When this recall was first announced, there were some early discussions in this forum indicating that it caused a reduction in MPG, was not really necessary, and other negative comments. Now that some time has gone by, I'm wondering what the current thinking is on whether or not this software update is worth it?
good question. no one has come back to report long term mpg ramifications, and those that thought they lost some mpg's had no real way to measure it. i have held off simply because i don't accellerate hard or speed, which seems to be what causes the problem.
I didn't notice any difference after that latest update. After getting the previous inverter-related update, the one for protecting the inverter during hard acceleration, I noticed a slight increase in propensity to go into electric-only propulsion, that's all. With that earlier update there was a lot of negative outcomes, primarily mpg drop IIRC. There was/is suspicion it was due to incomplete/confusing/contradictory instruction to the service departments: it was prone to being misinterpreted, resulting in a messed-up update.
On the same NHTSA page where that recall announcement PDF came from, you can also find the PDFs of the Defect Information Report and of the TSB that contains the instructions the dealer will follow when doing the recall. https://static.nhtsa.gov/odi/rcl/2020/RMISC-20V369-2762.pdf https://static.nhtsa.gov/odi/rcl/2020/RCRIT-20V369-0509.pdf The defect report is interesting reading, and will tell you more than any number of us spitballing about what we think seems to cause the problem. A lot of the negative comments, as bisco mentioned, were people reporting MPG loss after not much time since the update and without much resembling even an 'informal' analysis of variance shoring that up, or people reporting 'obvious' reductions in acceleration, based on their butt dynos. It often sounded like they were reporting things they'd been predisposed to finding, starting from grossly simplified understandings of how the system even works, followed by assumptions about the 'obvious only way' the updated software could be changing that.
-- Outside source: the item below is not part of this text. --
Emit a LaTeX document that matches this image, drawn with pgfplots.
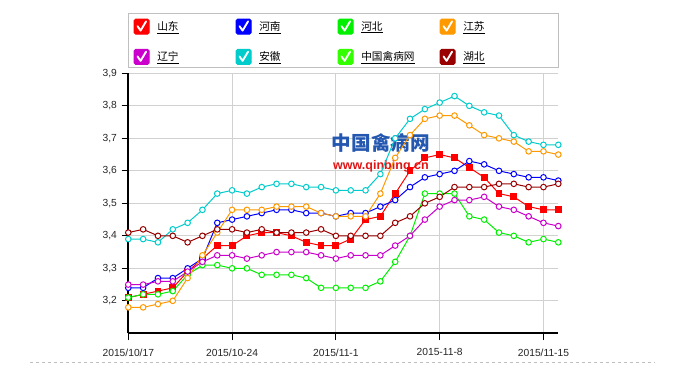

I think I'd want to see more than that before assuming I know more than what the engineers learned about the problem. I had the updates done myself, because (a) I dislike surprises, in cars anyway, so I like the sound of reducing my likelihood of walking from the side of a road when I meant to be driving somewhere, and (b) I think I would even more dislike a conversation with somebody else's insurance company or personal-injury attorney where I'm explaining why I was driving a car with a known recall I had chosen not to get.
The people who reported lower mpgs after the flash update are the ones who has kept on going logs of mpg per tank prior to the updates and compared before and after numbers. The ones who reported no affects are the ones who doesn’t/didn’t keep track of their mpgs prior to the update. They have no base line measurement so I better the former.
Same, the highest rpm my commute is 2,500. Carfax keeps sending me emails saying I have a recall that’s overdue. I always mark it completed and the monthly email preveals. And carfax says my last oil change was 120,000 miles ago, that another monthly I can’t stop either.
Is that a fact, or something you assume when a person posts that they have no statistically-significant change to report? It takes a good record of data to analyze whether any apparent change was statistically significant, and that's whether your result ends up being that it was or that it wasn't. But when it wasn't, often people will just say so and move on. The null hypothesis—no significant effect—is the one you need to show the work to reject if you think you have found an effect. It's the easiest thing in the world to think you have seen an effect when comparing years of baseline data to a month of new data since something you just changed. Next to arguments over 12 volt batteries, it's probably one of the top PriusChat pastimes.
According to tstream as of 2021 when I bought the thing completely updated it says my Prius has all the latest updates to the ECUs and I have all those updates in the big file on the CF-13 computer that came from the dealer so I guess I have it unless it's newer than that?
The TSB (second link given in #4) has the updated calibration ID numbers in it. You can compare what Techstream is showing you to those to be sure you're up to date.